■ CHALLENGE ■
Print all of the lines exactly. Any picture among them stays out.

■ MATERIAL PROVIDED ■
⁂

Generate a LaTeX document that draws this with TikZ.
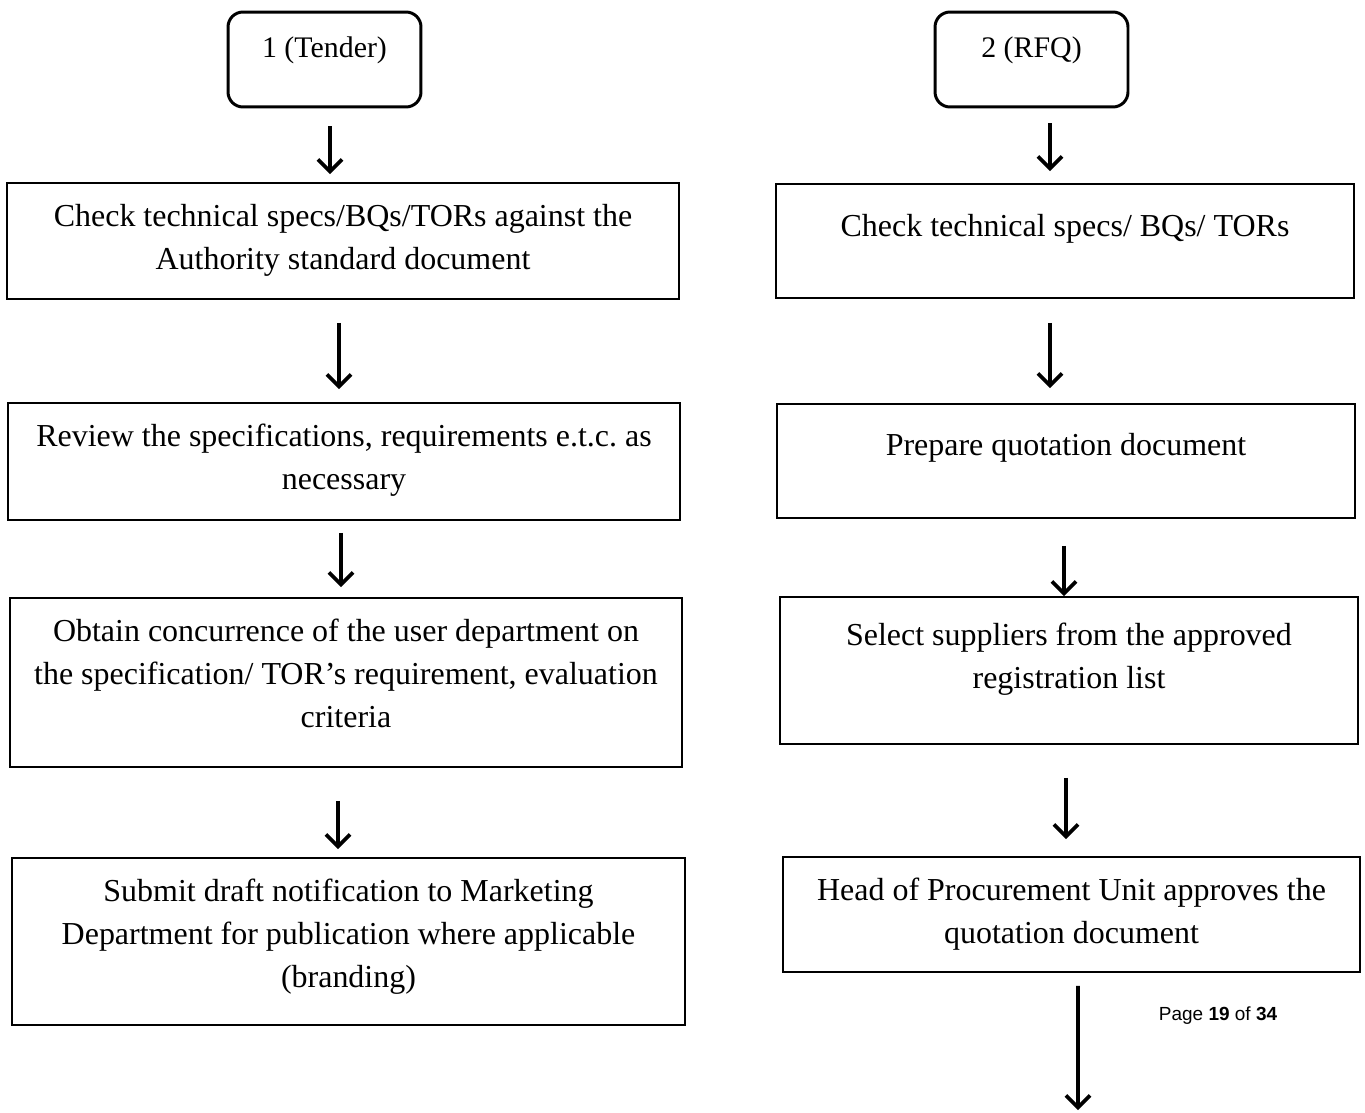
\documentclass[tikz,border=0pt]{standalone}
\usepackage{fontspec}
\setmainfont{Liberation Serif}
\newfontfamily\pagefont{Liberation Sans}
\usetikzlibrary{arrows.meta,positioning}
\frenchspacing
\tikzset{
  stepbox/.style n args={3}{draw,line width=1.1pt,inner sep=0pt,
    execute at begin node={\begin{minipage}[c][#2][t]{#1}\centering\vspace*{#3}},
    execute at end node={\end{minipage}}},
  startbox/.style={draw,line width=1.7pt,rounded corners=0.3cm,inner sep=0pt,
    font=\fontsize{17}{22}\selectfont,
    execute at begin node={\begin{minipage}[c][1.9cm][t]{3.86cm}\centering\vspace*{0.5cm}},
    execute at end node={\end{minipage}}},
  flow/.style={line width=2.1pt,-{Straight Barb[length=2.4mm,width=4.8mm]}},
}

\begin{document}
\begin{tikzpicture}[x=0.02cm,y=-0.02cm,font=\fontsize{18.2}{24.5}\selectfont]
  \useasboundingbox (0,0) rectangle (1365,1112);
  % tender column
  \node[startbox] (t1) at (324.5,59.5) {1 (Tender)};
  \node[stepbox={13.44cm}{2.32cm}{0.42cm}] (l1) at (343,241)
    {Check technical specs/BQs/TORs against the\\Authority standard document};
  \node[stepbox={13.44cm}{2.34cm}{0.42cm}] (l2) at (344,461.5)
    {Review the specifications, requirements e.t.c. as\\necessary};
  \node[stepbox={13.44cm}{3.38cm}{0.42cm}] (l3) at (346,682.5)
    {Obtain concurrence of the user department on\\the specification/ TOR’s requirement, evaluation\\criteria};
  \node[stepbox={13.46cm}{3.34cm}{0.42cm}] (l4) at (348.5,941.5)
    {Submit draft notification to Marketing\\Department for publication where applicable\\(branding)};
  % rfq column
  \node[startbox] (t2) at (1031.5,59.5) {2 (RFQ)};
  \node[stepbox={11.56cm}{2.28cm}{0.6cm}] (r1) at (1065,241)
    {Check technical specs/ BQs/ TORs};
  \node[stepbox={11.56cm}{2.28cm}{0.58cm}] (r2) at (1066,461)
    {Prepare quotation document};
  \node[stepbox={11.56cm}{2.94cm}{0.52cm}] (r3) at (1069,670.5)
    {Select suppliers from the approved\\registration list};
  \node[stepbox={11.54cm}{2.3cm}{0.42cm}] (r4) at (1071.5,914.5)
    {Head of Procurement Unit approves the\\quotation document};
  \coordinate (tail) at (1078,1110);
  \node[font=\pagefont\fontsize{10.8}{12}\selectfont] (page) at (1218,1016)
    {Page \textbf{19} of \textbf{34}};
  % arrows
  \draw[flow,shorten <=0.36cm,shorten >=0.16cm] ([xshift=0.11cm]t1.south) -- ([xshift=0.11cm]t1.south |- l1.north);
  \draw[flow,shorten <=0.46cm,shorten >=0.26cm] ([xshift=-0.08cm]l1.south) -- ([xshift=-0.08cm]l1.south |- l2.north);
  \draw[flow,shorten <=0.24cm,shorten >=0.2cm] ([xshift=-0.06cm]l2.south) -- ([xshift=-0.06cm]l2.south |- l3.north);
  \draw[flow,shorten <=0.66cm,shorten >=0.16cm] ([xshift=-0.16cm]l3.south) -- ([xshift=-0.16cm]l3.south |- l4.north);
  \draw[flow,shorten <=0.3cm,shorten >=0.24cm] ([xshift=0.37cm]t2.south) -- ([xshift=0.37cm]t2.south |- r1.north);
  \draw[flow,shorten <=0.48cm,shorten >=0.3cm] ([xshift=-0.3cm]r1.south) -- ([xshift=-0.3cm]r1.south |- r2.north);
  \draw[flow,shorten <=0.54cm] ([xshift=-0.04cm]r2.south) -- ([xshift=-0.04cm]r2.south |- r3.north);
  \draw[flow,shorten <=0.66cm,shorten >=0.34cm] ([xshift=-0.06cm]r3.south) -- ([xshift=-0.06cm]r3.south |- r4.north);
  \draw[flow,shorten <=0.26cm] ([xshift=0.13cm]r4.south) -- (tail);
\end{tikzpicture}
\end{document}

⁂

■ SOLUTION TO THIS PROBLEM ■
Generate a LaTeX document that draws this with TikZ.
\documentclass[tikz,border=0pt]{standalone}
\usepackage{fontspec}
\setmainfont{Liberation Serif}
\newfontfamily\pagefont{Liberation Sans}
\usetikzlibrary{arrows.meta,positioning}
\frenchspacing
\tikzset{
  stepbox/.style n args={3}{draw,line width=1.1pt,inner sep=0pt,
    execute at begin node={\begin{minipage}[c][#2][t]{#1}\centering\vspace*{#3}},
    execute at end node={\end{minipage}}},
  startbox/.style={draw,line width=1.7pt,rounded corners=0.3cm,inner sep=0pt,
    font=\fontsize{17}{22}\selectfont,
    execute at begin node={\begin{minipage}[c][1.9cm][t]{3.86cm}\centering\vspace*{0.5cm}},
    execute at end node={\end{minipage}}},
  flow/.style={line width=2.1pt,-{Straight Barb[length=2.4mm,width=4.8mm]}},
}

\begin{document}
\begin{tikzpicture}[x=0.02cm,y=-0.02cm,font=\fontsize{18.2}{24.5}\selectfont]
  \useasboundingbox (0,0) rectangle (1365,1112);
  % tender column
  \node[startbox] (t1) at (324.5,59.5) {1 (Tender)};
  \node[stepbox={13.44cm}{2.32cm}{0.42cm}] (l1) at (343,241)
    {Check technical specs/BQs/TORs against the\\Authority standard document};
  \node[stepbox={13.44cm}{2.34cm}{0.42cm}] (l2) at (344,461.5)
    {Review the specifications, requirements e.t.c. as\\necessary};
  \node[stepbox={13.44cm}{3.38cm}{0.42cm}] (l3) at (346,682.5)
    {Obtain concurrence of the user department on\\the specification/ TOR’s requirement, evaluation\\criteria};
  \node[stepbox={13.46cm}{3.34cm}{0.42cm}] (l4) at (348.5,941.5)
    {Submit draft notification to Marketing\\Department for publication where applicable\\(branding)};
  % rfq column
  \node[startbox] (t2) at (1031.5,59.5) {2 (RFQ)};
  \node[stepbox={11.56cm}{2.28cm}{0.6cm}] (r1) at (1065,241)
    {Check technical specs/ BQs/ TORs};
  \node[stepbox={11.56cm}{2.28cm}{0.58cm}] (r2) at (1066,461)
    {Prepare quotation document};
  \node[stepbox={11.56cm}{2.94cm}{0.52cm}] (r3) at (1069,670.5)
    {Select suppliers from the approved\\registration list};
  \node[stepbox={11.54cm}{2.3cm}{0.42cm}] (r4) at (1071.5,914.5)
    {Head of Procurement Unit approves the\\quotation document};
  \coordinate (tail) at (1078,1110);
  \node[font=\pagefont\fontsize{10.8}{12}\selectfont] (page) at (1218,1016)
    {Page \textbf{19} of \textbf{34}};
  % arrows
  \draw[flow,shorten <=0.36cm,shorten >=0.16cm] ([xshift=0.11cm]t1.south) -- ([xshift=0.11cm]t1.south |- l1.north);
  \draw[flow,shorten <=0.46cm,shorten >=0.26cm] ([xshift=-0.08cm]l1.south) -- ([xshift=-0.08cm]l1.south |- l2.north);
  \draw[flow,shorten <=0.24cm,shorten >=0.2cm] ([xshift=-0.06cm]l2.south) -- ([xshift=-0.06cm]l2.south |- l3.north);
  \draw[flow,shorten <=0.66cm,shorten >=0.16cm] ([xshift=-0.16cm]l3.south) -- ([xshift=-0.16cm]l3.south |- l4.north);
  \draw[flow,shorten <=0.3cm,shorten >=0.24cm] ([xshift=0.37cm]t2.south) -- ([xshift=0.37cm]t2.south |- r1.north);
  \draw[flow,shorten <=0.48cm,shorten >=0.3cm] ([xshift=-0.3cm]r1.south) -- ([xshift=-0.3cm]r1.south |- r2.north);
  \draw[flow,shorten <=0.54cm] ([xshift=-0.04cm]r2.south) -- ([xshift=-0.04cm]r2.south |- r3.north);
  \draw[flow,shorten <=0.66cm,shorten >=0.34cm] ([xshift=-0.06cm]r3.south) -- ([xshift=-0.06cm]r3.south |- r4.north);
  \draw[flow,shorten <=0.26cm] ([xshift=0.13cm]r4.south) -- (tail);
\end{tikzpicture}
\end{document}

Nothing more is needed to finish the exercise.